▶ What you will do
In the copy, include every entry exactly but none of the images.

==== Records for this exercise ====

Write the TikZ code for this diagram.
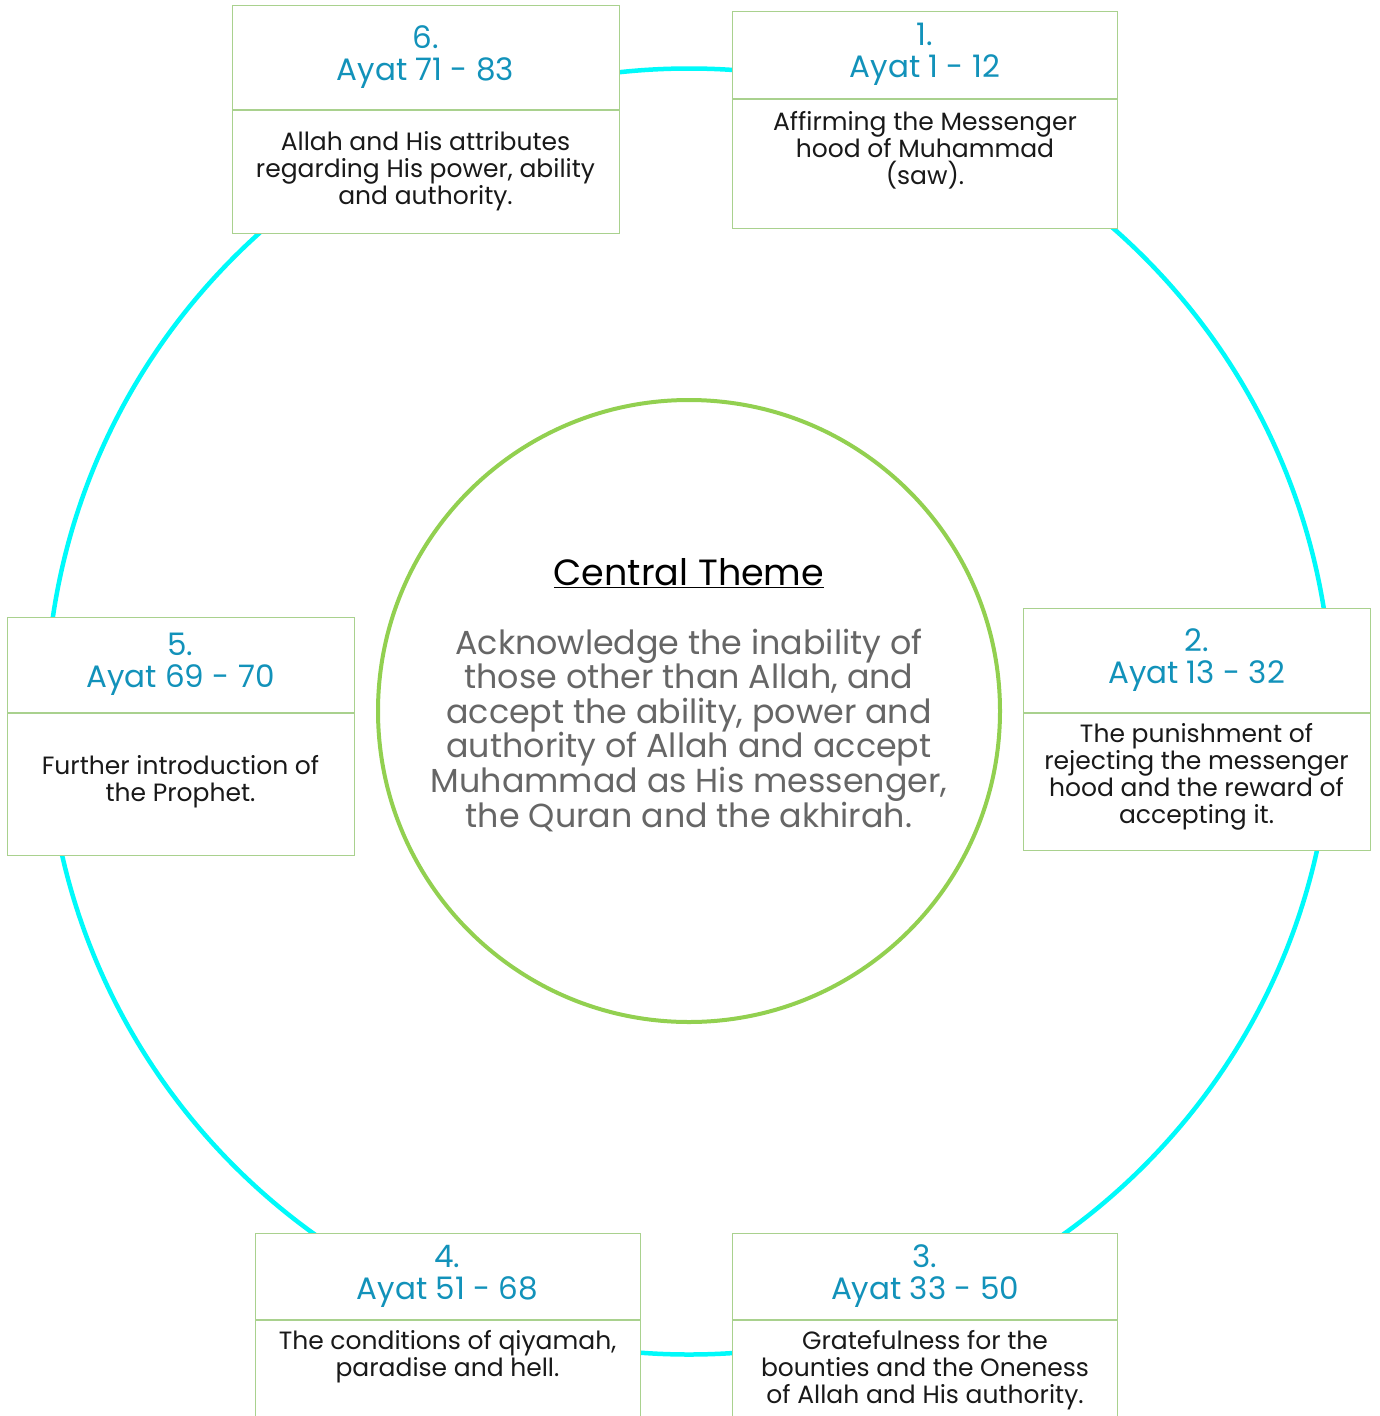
\documentclass[tikz,border=0pt]{standalone}
\usepackage{fontspec}
\setmainfont{Poppins}
\usetikzlibrary{positioning}
\definecolor{ringcyan}{RGB}{0,250,250}
\definecolor{coregreen}{RGB}{146,208,80}
\definecolor{boxgreen}{RGB}{169,209,142}
\definecolor{titleblue}{RGB}{18,146,186}
\definecolor{themegray}{RGB}{102,102,102}
\tikzset{
  hd/.style={draw=boxgreen, line width=1pt, fill=white, align=center, text=titleblue,
    font=\fontsize{31}{32}\selectfont, inner sep=0pt},
  bd/.style={draw=boxgreen, line width=1pt, fill=white, inner sep=0pt},
  txt/.style={align=center, font=\fontsize{25}{27}\selectfont, text=black!90, inner sep=0pt},
}
\begin{document}
\begin{tikzpicture}[x=1pt,y=-1pt]
  \useasboundingbox[fill=white] (0,0) rectangle (1380,1416);
  % outer ring and central circle
  \node[circle, draw=ringcyan, line width=4.5pt, minimum size=1286pt, inner sep=0pt] (ring) at (689,711.5) {};
  \node[circle, draw=coregreen, line width=4pt, minimum size=622pt, inner sep=0pt] (core) at (689,711) {};
  \node[align=center, inner sep=0pt, font=\fontsize{36.5}{36.5}\selectfont] (theme) at (689,573) {\underline{Central Theme}};
  \node[align=center, inner sep=0pt, text=themegray, font=\fontsize{33.3}{34.6}\selectfont] (themetxt) at (689,730)
    {Acknowledge the inability of\\those other than Allah, and\\accept the ability, power and\\authority of Allah and accept\\Muhammad as His messenger,\\the Quran and the akhirah.};
  % 1.
  \node[hd, minimum width=385pt, minimum height=87pt] (h1) at (925,54.5) {1.\\Ayat 1 - 12};
  \node[bd, minimum width=385pt, minimum height=129pt, below=0pt of h1] (b1) {};
  \node[txt] (t1) at (925,150) {Affirming the Messenger\\hood of Muhammad\\(saw).};
  % 2.
  \node[hd, minimum width=347pt, minimum height=104pt] (h2) at (1196.5,660) {2.\\Ayat 13 - 32};
  \node[bd, minimum width=347pt, minimum height=137pt, below=0pt of h2] (b2) {};
  \node[txt] (t2) at (1196.5,777) {The punishment of\\rejecting the messenger\\hood and the reward of\\accepting it.};
  % 3.
  \node[hd, minimum width=385pt, minimum height=86pt] (h3) at (925,1276) {3.\\Ayat 33 - 50};
  \node[bd, minimum width=385pt, minimum height=120pt, below=0pt of h3] (b3) {};
  \node[txt] (t3) at (925,1370) {Gratefulness for the\\bounties and the Oneness\\of Allah and His authority.};
  % 4.
  \node[hd, minimum width=385pt, minimum height=86pt] (h4) at (447.5,1276) {4.\\Ayat 51 - 68};
  \node[bd, minimum width=385pt, minimum height=120pt, below=0pt of h4] (b4) {};
  \node[txt] (t4) at (447.5,1357) {The conditions of qiyamah,\\paradise and hell.};
  % 5.
  \node[hd, minimum width=347pt, minimum height=95pt] (h5) at (180.5,664.5) {5.\\Ayat 69 - 70};
  \node[bd, minimum width=347pt, minimum height=142pt, below=0pt of h5] (b5) {};
  \node[txt] (t5) at (180.5,782) {Further introduction of\\the Prophet.};
  % 6.
  \node[hd, minimum width=387pt, minimum height=104pt] (h6) at (425.5,57) {6.\\Ayat 71 - 83};
  \node[bd, minimum width=387pt, minimum height=123pt, below=0pt of h6] (b6) {};
  \node[txt] (t6) at (425.5,171) {Allah and His attributes\\regarding His power, ability\\and authority.};
\end{tikzpicture}
\end{document}
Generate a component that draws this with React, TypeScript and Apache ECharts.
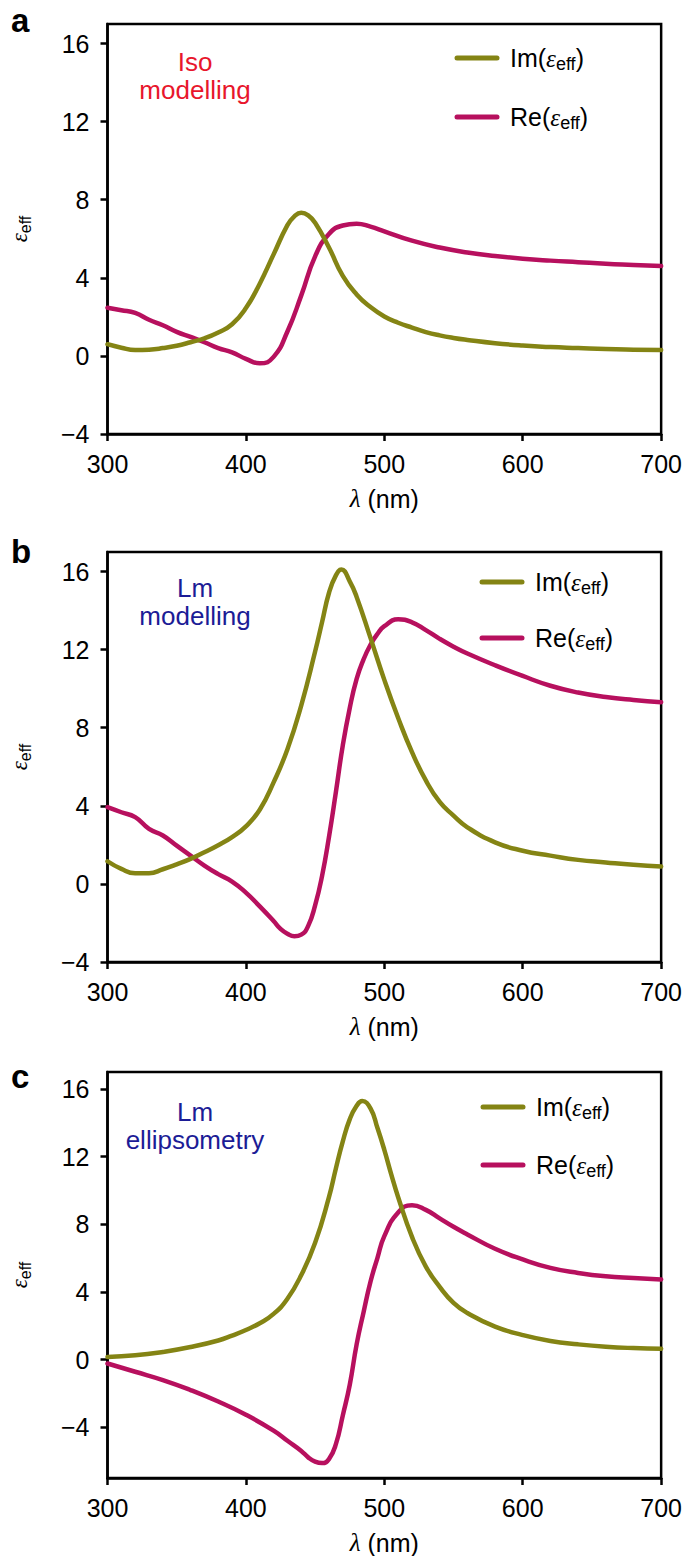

====

▶ Written response
Write the TikZ code for this diagram.
\documentclass[tikz,border=0pt]{standalone}
\usepackage{fontspec}
\setmainfont{Poppins}
\usetikzlibrary{positioning}
\definecolor{ringcyan}{RGB}{0,250,250}
\definecolor{coregreen}{RGB}{146,208,80}
\definecolor{boxgreen}{RGB}{169,209,142}
\definecolor{titleblue}{RGB}{18,146,186}
\definecolor{themegray}{RGB}{102,102,102}
\tikzset{
  hd/.style={draw=boxgreen, line width=1pt, fill=white, align=center, text=titleblue,
    font=\fontsize{31}{32}\selectfont, inner sep=0pt},
  bd/.style={draw=boxgreen, line width=1pt, fill=white, inner sep=0pt},
  txt/.style={align=center, font=\fontsize{25}{27}\selectfont, text=black!90, inner sep=0pt},
}
\begin{document}
\begin{tikzpicture}[x=1pt,y=-1pt]
  \useasboundingbox[fill=white] (0,0) rectangle (1380,1416);
  % outer ring and central circle
  \node[circle, draw=ringcyan, line width=4.5pt, minimum size=1286pt, inner sep=0pt] (ring) at (689,711.5) {};
  \node[circle, draw=coregreen, line width=4pt, minimum size=622pt, inner sep=0pt] (core) at (689,711) {};
  \node[align=center, inner sep=0pt, font=\fontsize{36.5}{36.5}\selectfont] (theme) at (689,573) {\underline{Central Theme}};
  \node[align=center, inner sep=0pt, text=themegray, font=\fontsize{33.3}{34.6}\selectfont] (themetxt) at (689,730)
    {Acknowledge the inability of\\those other than Allah, and\\accept the ability, power and\\authority of Allah and accept\\Muhammad as His messenger,\\the Quran and the akhirah.};
  % 1.
  \node[hd, minimum width=385pt, minimum height=87pt] (h1) at (925,54.5) {1.\\Ayat 1 - 12};
  \node[bd, minimum width=385pt, minimum height=129pt, below=0pt of h1] (b1) {};
  \node[txt] (t1) at (925,150) {Affirming the Messenger\\hood of Muhammad\\(saw).};
  % 2.
  \node[hd, minimum width=347pt, minimum height=104pt] (h2) at (1196.5,660) {2.\\Ayat 13 - 32};
  \node[bd, minimum width=347pt, minimum height=137pt, below=0pt of h2] (b2) {};
  \node[txt] (t2) at (1196.5,777) {The punishment of\\rejecting the messenger\\hood and the reward of\\accepting it.};
  % 3.
  \node[hd, minimum width=385pt, minimum height=86pt] (h3) at (925,1276) {3.\\Ayat 33 - 50};
  \node[bd, minimum width=385pt, minimum height=120pt, below=0pt of h3] (b3) {};
  \node[txt] (t3) at (925,1370) {Gratefulness for the\\bounties and the Oneness\\of Allah and His authority.};
  % 4.
  \node[hd, minimum width=385pt, minimum height=86pt] (h4) at (447.5,1276) {4.\\Ayat 51 - 68};
  \node[bd, minimum width=385pt, minimum height=120pt, below=0pt of h4] (b4) {};
  \node[txt] (t4) at (447.5,1357) {The conditions of qiyamah,\\paradise and hell.};
  % 5.
  \node[hd, minimum width=347pt, minimum height=95pt] (h5) at (180.5,664.5) {5.\\Ayat 69 - 70};
  \node[bd, minimum width=347pt, minimum height=142pt, below=0pt of h5] (b5) {};
  \node[txt] (t5) at (180.5,782) {Further introduction of\\the Prophet.};
  % 6.
  \node[hd, minimum width=387pt, minimum height=104pt] (h6) at (425.5,57) {6.\\Ayat 71 - 83};
  \node[bd, minimum width=387pt, minimum height=123pt, below=0pt of h6] (b6) {};
  \node[txt] (t6) at (425.5,171) {Allah and His attributes\\regarding His power, ability\\and authority.};
\end{tikzpicture}
\end{document}
Generate a component that draws this with React, TypeScript and Apache ECharts.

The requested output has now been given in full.